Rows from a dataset
■ ■ ■ ■ ■

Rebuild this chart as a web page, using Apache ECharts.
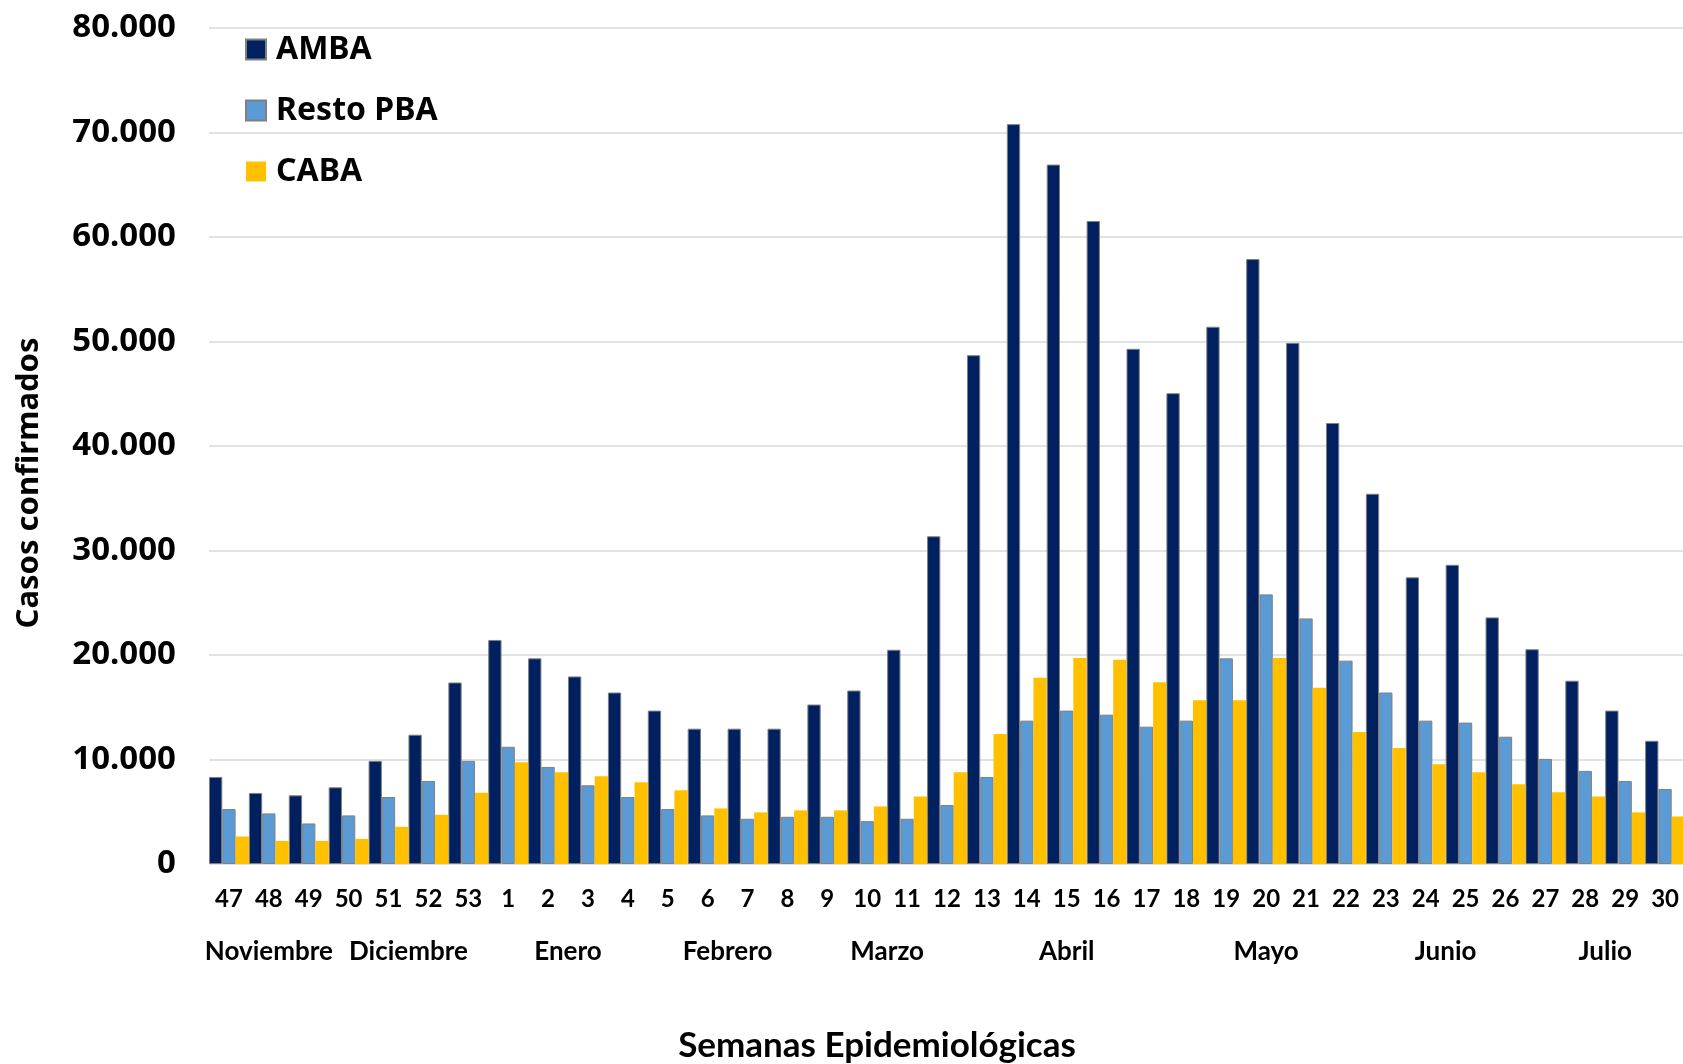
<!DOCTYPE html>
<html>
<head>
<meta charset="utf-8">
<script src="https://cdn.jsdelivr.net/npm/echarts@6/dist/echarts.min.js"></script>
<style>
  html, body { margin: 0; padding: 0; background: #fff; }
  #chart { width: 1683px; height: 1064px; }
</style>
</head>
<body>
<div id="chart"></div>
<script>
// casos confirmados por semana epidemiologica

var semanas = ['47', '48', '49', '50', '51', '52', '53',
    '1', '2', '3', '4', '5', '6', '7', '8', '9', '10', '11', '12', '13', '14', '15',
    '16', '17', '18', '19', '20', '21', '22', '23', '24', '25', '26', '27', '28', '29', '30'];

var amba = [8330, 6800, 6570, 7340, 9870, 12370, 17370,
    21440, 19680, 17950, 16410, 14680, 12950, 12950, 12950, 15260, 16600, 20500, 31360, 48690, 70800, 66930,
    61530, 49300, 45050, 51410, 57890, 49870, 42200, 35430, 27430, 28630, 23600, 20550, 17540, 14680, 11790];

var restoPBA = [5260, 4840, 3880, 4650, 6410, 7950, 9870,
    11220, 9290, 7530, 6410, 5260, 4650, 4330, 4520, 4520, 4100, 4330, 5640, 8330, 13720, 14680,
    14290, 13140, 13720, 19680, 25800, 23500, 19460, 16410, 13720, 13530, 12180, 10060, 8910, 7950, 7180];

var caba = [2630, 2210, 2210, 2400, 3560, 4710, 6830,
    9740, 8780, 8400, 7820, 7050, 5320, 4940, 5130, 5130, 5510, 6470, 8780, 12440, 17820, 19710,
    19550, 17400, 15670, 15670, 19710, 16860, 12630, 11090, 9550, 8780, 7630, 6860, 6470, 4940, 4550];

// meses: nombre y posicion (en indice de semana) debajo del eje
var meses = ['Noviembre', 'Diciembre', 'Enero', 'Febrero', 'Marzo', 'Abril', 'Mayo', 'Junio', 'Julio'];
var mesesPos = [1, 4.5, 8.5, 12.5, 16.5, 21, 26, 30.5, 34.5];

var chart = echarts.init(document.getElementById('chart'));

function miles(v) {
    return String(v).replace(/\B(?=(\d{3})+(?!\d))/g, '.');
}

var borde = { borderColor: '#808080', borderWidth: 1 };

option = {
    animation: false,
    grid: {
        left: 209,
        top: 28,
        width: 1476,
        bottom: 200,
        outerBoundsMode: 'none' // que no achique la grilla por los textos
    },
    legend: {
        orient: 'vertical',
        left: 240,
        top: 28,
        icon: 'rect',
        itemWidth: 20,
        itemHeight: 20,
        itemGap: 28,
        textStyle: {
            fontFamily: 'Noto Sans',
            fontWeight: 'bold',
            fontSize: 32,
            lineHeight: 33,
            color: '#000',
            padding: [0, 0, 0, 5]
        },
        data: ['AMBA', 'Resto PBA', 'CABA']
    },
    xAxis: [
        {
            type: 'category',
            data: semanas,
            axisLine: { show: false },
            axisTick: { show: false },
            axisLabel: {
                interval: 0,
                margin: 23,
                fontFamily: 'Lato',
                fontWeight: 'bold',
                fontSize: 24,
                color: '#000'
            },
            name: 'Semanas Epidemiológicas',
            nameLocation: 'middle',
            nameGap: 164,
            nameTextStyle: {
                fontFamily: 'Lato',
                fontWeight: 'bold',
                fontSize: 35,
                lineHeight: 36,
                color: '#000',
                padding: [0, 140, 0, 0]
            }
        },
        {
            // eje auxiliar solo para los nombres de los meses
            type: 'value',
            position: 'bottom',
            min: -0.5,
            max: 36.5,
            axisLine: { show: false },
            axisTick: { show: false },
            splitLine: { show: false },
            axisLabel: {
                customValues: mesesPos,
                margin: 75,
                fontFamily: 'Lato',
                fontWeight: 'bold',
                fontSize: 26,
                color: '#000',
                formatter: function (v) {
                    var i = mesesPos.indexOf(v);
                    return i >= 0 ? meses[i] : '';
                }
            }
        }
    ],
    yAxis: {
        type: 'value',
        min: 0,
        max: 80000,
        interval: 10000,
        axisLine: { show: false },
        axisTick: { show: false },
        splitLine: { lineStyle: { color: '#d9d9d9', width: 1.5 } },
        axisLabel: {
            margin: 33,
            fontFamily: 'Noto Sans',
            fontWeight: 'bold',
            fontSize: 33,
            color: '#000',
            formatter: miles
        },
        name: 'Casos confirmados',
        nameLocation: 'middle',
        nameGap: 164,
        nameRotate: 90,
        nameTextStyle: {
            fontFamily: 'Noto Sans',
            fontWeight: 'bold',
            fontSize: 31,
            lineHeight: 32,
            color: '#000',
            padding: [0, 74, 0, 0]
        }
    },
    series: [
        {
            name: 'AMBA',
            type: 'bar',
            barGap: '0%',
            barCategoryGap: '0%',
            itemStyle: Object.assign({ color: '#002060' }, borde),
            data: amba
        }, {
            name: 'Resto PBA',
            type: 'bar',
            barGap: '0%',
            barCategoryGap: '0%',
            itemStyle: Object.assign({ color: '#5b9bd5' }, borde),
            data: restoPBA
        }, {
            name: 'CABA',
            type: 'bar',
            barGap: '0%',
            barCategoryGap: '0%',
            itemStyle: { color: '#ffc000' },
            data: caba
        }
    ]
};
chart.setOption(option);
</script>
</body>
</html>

■ ■ ■ ■ ■

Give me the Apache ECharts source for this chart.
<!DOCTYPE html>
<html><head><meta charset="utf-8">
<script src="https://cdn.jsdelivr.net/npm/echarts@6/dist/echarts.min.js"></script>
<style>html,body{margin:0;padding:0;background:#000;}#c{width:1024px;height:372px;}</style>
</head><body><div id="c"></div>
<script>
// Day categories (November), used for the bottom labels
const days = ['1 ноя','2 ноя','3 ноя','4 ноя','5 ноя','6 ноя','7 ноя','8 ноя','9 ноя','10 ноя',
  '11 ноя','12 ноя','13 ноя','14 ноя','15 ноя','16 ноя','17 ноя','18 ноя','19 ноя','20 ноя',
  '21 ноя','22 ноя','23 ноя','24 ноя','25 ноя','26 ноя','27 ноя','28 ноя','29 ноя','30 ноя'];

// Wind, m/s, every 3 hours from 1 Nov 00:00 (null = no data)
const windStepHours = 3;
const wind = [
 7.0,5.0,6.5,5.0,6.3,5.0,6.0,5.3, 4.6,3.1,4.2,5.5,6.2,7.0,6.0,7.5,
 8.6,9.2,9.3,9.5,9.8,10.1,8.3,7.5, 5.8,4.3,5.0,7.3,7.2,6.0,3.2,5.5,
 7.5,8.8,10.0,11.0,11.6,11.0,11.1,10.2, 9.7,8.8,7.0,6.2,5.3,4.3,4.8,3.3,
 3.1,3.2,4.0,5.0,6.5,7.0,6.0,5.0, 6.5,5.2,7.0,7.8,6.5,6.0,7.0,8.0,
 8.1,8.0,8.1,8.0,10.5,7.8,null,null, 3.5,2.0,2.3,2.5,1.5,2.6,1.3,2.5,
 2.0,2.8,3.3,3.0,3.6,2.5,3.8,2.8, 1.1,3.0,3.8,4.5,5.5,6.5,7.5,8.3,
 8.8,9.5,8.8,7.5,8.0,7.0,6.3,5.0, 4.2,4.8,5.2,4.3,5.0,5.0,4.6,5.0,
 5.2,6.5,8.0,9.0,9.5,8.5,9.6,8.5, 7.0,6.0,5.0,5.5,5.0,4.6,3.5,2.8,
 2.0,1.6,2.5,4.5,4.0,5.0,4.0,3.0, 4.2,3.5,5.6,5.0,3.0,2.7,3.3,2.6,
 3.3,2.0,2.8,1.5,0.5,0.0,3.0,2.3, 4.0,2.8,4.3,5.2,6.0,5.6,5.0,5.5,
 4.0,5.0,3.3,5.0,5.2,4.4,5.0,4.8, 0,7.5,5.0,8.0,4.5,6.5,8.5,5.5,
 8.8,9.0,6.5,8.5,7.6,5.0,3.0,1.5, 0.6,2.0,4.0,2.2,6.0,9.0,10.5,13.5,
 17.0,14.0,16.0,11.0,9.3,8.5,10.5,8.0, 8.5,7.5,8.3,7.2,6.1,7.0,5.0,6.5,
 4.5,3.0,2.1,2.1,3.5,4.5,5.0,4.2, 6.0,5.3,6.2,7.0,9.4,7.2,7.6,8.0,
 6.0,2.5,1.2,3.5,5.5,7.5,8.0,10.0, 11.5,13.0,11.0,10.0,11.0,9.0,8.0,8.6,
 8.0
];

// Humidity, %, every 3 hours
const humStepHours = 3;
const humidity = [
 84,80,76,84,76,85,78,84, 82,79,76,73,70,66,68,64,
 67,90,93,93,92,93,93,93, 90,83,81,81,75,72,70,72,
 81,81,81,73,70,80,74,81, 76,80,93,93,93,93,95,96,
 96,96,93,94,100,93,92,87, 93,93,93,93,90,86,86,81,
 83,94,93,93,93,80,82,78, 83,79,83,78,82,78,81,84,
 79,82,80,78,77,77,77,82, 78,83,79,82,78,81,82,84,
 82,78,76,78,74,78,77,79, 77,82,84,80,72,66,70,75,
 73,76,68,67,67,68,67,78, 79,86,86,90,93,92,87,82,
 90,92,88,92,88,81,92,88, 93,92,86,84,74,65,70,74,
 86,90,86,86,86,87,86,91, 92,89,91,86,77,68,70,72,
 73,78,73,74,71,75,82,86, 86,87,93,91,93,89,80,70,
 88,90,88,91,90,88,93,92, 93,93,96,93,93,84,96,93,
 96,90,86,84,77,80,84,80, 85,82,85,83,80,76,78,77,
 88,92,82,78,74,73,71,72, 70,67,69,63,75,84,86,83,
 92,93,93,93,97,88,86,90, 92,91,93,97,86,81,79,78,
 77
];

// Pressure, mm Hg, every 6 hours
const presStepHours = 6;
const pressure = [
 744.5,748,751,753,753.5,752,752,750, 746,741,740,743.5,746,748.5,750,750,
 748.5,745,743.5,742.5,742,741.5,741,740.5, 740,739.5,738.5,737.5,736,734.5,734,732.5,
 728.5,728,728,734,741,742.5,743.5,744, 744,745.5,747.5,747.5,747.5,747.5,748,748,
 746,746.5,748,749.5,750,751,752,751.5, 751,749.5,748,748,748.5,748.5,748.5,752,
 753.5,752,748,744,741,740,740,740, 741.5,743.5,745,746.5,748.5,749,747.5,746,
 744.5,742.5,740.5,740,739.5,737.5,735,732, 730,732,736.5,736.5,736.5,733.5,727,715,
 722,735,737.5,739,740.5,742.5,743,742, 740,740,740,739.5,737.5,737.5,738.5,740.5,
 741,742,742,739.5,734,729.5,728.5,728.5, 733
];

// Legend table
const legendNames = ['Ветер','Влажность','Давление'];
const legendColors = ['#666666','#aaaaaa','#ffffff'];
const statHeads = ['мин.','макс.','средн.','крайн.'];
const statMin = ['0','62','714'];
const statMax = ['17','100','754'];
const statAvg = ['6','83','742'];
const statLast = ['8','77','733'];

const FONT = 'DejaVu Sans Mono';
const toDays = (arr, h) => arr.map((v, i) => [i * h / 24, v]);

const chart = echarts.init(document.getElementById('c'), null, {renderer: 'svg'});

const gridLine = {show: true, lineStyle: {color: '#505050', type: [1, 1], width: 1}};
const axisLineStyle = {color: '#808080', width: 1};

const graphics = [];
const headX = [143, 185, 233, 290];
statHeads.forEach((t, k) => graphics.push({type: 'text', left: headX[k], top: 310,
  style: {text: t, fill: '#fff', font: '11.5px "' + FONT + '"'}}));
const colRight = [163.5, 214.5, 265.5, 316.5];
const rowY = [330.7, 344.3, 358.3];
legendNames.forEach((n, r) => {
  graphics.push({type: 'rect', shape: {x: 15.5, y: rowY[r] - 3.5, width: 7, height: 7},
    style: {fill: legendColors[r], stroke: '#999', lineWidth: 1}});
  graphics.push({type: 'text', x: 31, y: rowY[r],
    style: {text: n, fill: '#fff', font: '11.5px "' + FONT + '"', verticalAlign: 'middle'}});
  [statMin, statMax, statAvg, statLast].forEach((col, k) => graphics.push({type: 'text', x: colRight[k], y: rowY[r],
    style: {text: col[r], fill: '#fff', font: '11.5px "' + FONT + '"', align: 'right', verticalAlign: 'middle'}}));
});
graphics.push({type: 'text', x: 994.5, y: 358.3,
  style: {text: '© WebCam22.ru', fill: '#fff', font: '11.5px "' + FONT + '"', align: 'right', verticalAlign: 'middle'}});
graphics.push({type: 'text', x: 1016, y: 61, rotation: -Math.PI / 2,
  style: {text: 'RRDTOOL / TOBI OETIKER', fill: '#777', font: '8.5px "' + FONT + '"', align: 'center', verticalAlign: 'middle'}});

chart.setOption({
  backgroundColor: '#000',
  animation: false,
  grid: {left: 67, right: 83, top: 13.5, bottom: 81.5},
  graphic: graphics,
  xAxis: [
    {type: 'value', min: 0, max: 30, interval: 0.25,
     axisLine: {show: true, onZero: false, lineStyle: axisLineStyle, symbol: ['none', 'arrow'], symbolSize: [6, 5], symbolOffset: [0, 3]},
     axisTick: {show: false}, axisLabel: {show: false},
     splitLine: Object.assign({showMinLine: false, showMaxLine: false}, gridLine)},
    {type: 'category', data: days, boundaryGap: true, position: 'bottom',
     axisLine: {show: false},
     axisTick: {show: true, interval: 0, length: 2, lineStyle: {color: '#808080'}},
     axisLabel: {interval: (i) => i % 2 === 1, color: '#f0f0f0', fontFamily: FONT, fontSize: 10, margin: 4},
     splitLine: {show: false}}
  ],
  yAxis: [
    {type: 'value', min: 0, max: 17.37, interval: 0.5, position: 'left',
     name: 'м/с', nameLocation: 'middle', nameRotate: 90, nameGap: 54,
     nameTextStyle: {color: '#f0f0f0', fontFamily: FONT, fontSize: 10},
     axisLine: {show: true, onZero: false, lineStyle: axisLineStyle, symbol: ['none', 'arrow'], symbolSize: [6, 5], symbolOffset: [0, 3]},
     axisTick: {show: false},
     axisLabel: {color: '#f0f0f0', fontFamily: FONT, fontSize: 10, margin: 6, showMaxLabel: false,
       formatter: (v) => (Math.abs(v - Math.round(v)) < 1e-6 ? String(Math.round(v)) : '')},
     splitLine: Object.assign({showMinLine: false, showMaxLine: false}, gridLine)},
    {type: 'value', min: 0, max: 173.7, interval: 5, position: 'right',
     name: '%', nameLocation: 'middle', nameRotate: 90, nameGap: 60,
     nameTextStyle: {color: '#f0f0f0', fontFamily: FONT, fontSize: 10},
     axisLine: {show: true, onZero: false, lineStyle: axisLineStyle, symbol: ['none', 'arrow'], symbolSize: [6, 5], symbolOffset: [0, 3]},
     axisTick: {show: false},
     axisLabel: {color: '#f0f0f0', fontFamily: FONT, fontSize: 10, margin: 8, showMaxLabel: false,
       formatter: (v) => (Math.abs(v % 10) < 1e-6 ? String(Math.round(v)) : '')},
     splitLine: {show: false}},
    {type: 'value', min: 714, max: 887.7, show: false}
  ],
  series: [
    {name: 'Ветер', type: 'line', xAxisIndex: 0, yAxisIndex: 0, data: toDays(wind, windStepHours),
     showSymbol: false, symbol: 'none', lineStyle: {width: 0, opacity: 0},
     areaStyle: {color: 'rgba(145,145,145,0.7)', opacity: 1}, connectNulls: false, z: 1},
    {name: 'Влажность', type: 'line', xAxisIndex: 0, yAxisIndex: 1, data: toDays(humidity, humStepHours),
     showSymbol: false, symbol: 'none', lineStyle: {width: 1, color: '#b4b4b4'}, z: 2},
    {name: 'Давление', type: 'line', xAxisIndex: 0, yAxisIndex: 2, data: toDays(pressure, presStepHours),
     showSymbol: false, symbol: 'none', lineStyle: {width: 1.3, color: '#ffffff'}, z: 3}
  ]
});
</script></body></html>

■ ■ ■ ■ ■

◆ WHAT THE TASK ASKS:
Take the lines from the one holding "Rebuild this chart" to the one holding "17540, 14680, 11790];", both lines included, and give them again exactly, with no pictures.

◆ RESULT FOR THIS EXERCISE:
Rebuild this chart as a web page, using Apache ECharts.
<!DOCTYPE html>
<html>
<head>
<meta charset="utf-8">
<script src="https://cdn.jsdelivr.net/npm/echarts@6/dist/echarts.min.js"></script>
<style>
  html, body { margin: 0; padding: 0; background: #fff; }
  #chart { width: 1683px; height: 1064px; }
</style>
</head>
<body>
<div id="chart"></div>
<script>
// casos confirmados por semana epidemiologica

var semanas = ['47', '48', '49', '50', '51', '52', '53',
    '1', '2', '3', '4', '5', '6', '7', '8', '9', '10', '11', '12', '13', '14', '15',
    '16', '17', '18', '19', '20', '21', '22', '23', '24', '25', '26', '27', '28', '29', '30'];

var amba = [8330, 6800, 6570, 7340, 9870, 12370, 17370,
    21440, 19680, 17950, 16410, 14680, 12950, 12950, 12950, 15260, 16600, 20500, 31360, 48690, 70800, 66930,
    61530, 49300, 45050, 51410, 57890, 49870, 42200, 35430, 27430, 28630, 23600, 20550, 17540, 14680, 11790];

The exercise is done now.